Despite a valiant rearguard action by Berkshire’s Lissy MacLeod and Fi Morris, it was Somerset who finished on top of today’s fifth-round Championship contest, gaining their first victory of the season thanks to early inroads into Berkshire’s top order by Moira Comfort (3-21).
With Berkshire chasing just 139, Somerset needed to strike early, and they did, with Comfort’s dippy medium-pace proving difficult to negotiate. Linsey Smith (3) was first to go, caught by Cassie Coombes at mid-on in the fourth over. Four overs later she was followed back to the pavilion by Heather Knight, bowled off her pads for 8. By the time Comfort took her third wicket, having bowled unchanged for 10 overs, Berkshire had slid to 38-5 and their target looked of Everest proportions.
Nonetheless they got within tantalising reach, thanks to a 46-run eighth-wicket partnership between MacLeod and Morris (24). While MacLeod batted in her usual carefree fashion for a well-deserved 54*, Morris’s effort was particularly brave given that an injury sustained earlier in the day was restricting her movement considerably.

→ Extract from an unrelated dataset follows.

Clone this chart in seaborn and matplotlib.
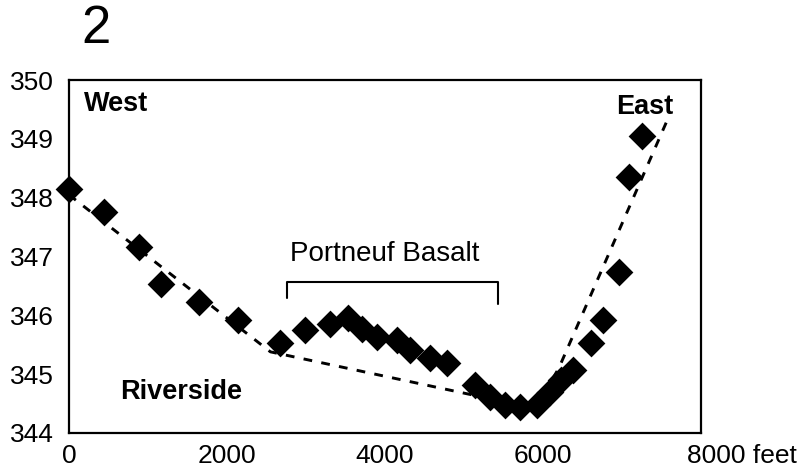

Sadly she could not quite see her team over the line, falling to Anya Shrubsole’s penultimate ball of the day. Berkshire were eventually all out for 124, just 16 runs short of their target.
It transpired, then, that Somerset’s 139 – made on a stodgy Midsomer Norton pitch, which three days earlier had been entirely under water due to a flash flood – was just enough to see them home. While Berkshire, despite the absence of leading strike bowler Lauren Bell from the attack, did not bowl badly – two wickets in two balls from the ferocious-looking Rachel Hardy being a particular highlight – they will no doubt be ruing their performance in the field. Georgina Adcock (25), Sophie Luff and Anya Shrubsole all survived early chances, and while Luff did not make hay – trapped lbw to Immie Brown for 9 – the other two most certainly did, with Shrubsole finishing unbeaten on 60.
Speaking to CRICKETher after the game, Anya Shrubsole said that she was confident at the halfway mark that 139 was a good score on this pitch: “It was a really difficult pitch to bat on. It spun, it was slow and the bounce wasn’t that consistent. We always knew it was one of those games where if we got runs on the board and then took a couple of early wickets we’d put them under pressure, and it showed.”
She was also pleased at being able to contribute with the bat: “I rode my luck a little bit, getting dropped a couple of times early on, but I owe the team some runs…I’m pleased to be able to grind out probably the ugliest 60 I’ve ever scored!”
You didn’t mention that Berks conceded a staggering 23 wides, almost a wide every other over. I think that contributed a lot to their defeat as well! At least they didn’t bowl any no-balls! But maybe it’s not so abnormal…
The Yorks-Staffs game was an even stranger one, with Staffs conceding an astonishing 38 wides against Yorks , who ended up winning by a huge margin of 131 runs. That’s, um, despite giving away a whopping 40 wides themselves (Spragg being the main culprit).
So Elwiss with 5/20 and 6/17, and Farrant 6/16 are doing well with the ball. Why don’t they bowl more for England I wonder? Brunt not taking many wickets these days for Yorks (or England really) although she is economical, and getting lots of runs. Personally, I’d say an ideal opening bowler should be there to get wickets though.
The wides is NFN at this level I’m afraid – lots of “effort balls” = “lots of wides” as well.
Re. Brunt (etc.) – Lauren Winfield mentioned this in our interview after Berkshire v Yorkshire:
“People see Katherine [Brunt] and Spraggy [Laura Spragg] as a threat, so they generally try to play them off in the first 10.”
Yes, that’s fine, but I only meant to suggest that Brunt may take more wickets if she bowled more at a time when the batters HAD to go after her. That’s all.
I can see Winfield playing for England again soon too, with the current absences, which is a good opportunity for her.